U.S. Energy Export Boom
This week, the Trump administration touted the growing “dominance” of energy exports, with LNG at the forefront. Dominance is the key word here. Energy chief Rick Perry also discussed nuclear power. The Eurasian landmass, led by China, is building up new reactors. China has their own technology now. Russians have been experts at this for decades. The Russians are building nuclear power plants all over the place, from Egypt to India. While the U.S. firms, namely Westinghouse, are filing for bankruptcy protection.
With nuclear power basically on hold in the United States, LNG is the key to challenging the Russian market abroad. And Perry knows it. He said LNG will play a big role in Washington’s foreign energy policy.
Over the last 10 years, the U.S. has gone from being one of the largest importers of natural gas globally to now potentially being one of the top exporters of natural gas by 2020, based on Barclays Capital’s assessment in a report dated June 27.

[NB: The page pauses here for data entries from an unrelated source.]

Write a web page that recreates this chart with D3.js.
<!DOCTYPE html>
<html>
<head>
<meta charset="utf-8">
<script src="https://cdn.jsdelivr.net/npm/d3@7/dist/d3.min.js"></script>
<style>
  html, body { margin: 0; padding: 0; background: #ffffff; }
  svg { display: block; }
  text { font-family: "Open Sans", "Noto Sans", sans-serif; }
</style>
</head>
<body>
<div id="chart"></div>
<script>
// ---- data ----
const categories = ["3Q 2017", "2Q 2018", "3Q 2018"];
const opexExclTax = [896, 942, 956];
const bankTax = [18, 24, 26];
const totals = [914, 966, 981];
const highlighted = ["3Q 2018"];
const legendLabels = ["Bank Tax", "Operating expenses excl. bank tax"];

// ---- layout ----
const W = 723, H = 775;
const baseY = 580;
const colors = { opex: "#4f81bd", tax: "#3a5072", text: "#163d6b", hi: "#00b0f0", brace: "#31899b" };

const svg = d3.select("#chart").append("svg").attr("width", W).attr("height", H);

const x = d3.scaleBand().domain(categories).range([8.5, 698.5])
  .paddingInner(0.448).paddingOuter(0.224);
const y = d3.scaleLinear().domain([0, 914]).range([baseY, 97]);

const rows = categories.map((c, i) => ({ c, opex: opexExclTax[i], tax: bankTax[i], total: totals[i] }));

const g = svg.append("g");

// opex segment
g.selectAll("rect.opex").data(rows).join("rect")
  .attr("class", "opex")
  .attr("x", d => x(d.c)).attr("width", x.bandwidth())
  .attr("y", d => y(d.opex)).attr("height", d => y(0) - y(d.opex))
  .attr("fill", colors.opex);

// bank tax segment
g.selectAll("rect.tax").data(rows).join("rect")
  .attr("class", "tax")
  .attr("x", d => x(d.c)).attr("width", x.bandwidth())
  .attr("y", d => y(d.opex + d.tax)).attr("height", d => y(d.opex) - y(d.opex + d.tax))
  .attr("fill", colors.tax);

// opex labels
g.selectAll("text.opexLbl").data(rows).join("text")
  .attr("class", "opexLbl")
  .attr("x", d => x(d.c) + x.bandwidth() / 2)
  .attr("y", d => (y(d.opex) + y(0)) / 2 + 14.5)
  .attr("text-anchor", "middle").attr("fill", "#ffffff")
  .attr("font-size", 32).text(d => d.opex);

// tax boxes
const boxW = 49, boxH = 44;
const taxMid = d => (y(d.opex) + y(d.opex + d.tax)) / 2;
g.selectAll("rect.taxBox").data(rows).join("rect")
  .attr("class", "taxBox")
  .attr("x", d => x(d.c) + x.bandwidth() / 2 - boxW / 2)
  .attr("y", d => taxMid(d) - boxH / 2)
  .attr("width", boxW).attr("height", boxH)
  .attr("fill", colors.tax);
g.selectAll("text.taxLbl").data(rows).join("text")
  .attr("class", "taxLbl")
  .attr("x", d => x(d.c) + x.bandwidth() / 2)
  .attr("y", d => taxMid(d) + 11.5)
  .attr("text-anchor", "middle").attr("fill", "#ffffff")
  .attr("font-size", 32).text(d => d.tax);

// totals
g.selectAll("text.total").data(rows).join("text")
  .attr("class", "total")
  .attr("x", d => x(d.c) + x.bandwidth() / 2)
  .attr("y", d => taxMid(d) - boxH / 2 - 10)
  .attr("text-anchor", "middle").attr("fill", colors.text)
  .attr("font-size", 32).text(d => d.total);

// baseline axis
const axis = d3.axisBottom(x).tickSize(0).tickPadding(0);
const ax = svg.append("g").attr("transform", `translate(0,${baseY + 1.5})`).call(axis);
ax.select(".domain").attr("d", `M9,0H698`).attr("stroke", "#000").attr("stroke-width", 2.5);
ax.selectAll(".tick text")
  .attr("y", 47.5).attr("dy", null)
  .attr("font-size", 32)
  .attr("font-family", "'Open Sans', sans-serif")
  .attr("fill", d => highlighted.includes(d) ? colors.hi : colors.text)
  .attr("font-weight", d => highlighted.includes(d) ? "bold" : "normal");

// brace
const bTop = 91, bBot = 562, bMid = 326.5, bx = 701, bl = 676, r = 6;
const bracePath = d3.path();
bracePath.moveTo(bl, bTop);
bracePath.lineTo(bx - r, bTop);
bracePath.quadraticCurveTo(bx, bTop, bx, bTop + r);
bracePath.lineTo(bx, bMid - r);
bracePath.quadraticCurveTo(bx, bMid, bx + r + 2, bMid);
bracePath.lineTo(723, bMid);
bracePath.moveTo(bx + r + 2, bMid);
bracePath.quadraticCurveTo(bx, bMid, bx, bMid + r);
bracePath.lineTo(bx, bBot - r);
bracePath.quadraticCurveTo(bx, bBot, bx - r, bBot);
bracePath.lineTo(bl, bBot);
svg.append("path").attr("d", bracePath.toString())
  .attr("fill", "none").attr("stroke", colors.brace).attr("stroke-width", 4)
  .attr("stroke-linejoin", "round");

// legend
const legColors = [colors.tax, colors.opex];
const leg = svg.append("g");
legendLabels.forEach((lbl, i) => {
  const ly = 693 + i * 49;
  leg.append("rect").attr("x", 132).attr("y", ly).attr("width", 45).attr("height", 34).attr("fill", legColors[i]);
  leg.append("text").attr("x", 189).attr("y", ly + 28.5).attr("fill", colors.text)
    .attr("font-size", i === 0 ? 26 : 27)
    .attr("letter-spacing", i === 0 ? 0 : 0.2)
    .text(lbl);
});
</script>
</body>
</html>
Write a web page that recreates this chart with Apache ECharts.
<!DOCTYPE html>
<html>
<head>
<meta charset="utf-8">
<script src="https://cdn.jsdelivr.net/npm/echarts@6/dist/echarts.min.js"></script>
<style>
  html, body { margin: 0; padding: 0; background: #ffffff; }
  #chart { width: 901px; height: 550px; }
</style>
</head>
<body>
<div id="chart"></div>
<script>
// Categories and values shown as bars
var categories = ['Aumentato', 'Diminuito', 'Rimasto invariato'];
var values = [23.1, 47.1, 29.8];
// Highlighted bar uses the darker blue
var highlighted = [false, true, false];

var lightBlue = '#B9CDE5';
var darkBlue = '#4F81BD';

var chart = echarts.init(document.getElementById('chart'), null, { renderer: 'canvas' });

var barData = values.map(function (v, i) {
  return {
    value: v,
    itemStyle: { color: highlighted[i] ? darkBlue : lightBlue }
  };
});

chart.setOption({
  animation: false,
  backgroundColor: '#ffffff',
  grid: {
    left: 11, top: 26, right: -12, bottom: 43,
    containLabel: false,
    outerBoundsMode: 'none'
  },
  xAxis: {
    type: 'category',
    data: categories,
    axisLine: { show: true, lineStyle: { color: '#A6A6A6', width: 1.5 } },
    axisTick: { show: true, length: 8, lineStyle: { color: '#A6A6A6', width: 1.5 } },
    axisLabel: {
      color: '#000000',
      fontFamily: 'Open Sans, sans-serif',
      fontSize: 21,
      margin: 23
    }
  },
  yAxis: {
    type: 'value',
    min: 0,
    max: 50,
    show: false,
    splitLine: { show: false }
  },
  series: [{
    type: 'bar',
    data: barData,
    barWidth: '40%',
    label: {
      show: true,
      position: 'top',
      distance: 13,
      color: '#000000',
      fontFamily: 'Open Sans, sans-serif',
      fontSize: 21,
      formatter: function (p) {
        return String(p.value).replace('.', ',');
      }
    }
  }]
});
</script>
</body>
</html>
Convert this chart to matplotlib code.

Gas exports are good news for the U.S.
Changing natural gas dynamics here, including increased production of shale gas and the substantial build-out of export infrastructure, is leading to a dramatic reversal of the trade deficit in natural gas from about $32 billion in 2005 to less than $2 billion last year. The natural gas deficit now accounts for about only 0.2% of the total U.S. trade deficit in goods, compared with 3.5% in 2008.
LNG exports mean more money flowing into the U.S., cutting into the trade deficit. As it stands now, current estimates point to the value of natural gas exports reaching as high as $14 billion by 2020.
Washington will continue to play its energy hand as part of its foreign policy with Europe and China. But China is closer to Russia geographically and is busy sealing pipeline delivery deals for gas. The U.S. can’t compete with that. The Americas market is relatively small. Cheniere’s first exports last year were to Brazil. But overall, Latin America is not built up for LNG imports at the moment.
Europe, on the other hand, most definitely is. The Russians and the Americans will duke it out for years to come for the very lucrative European LNG market.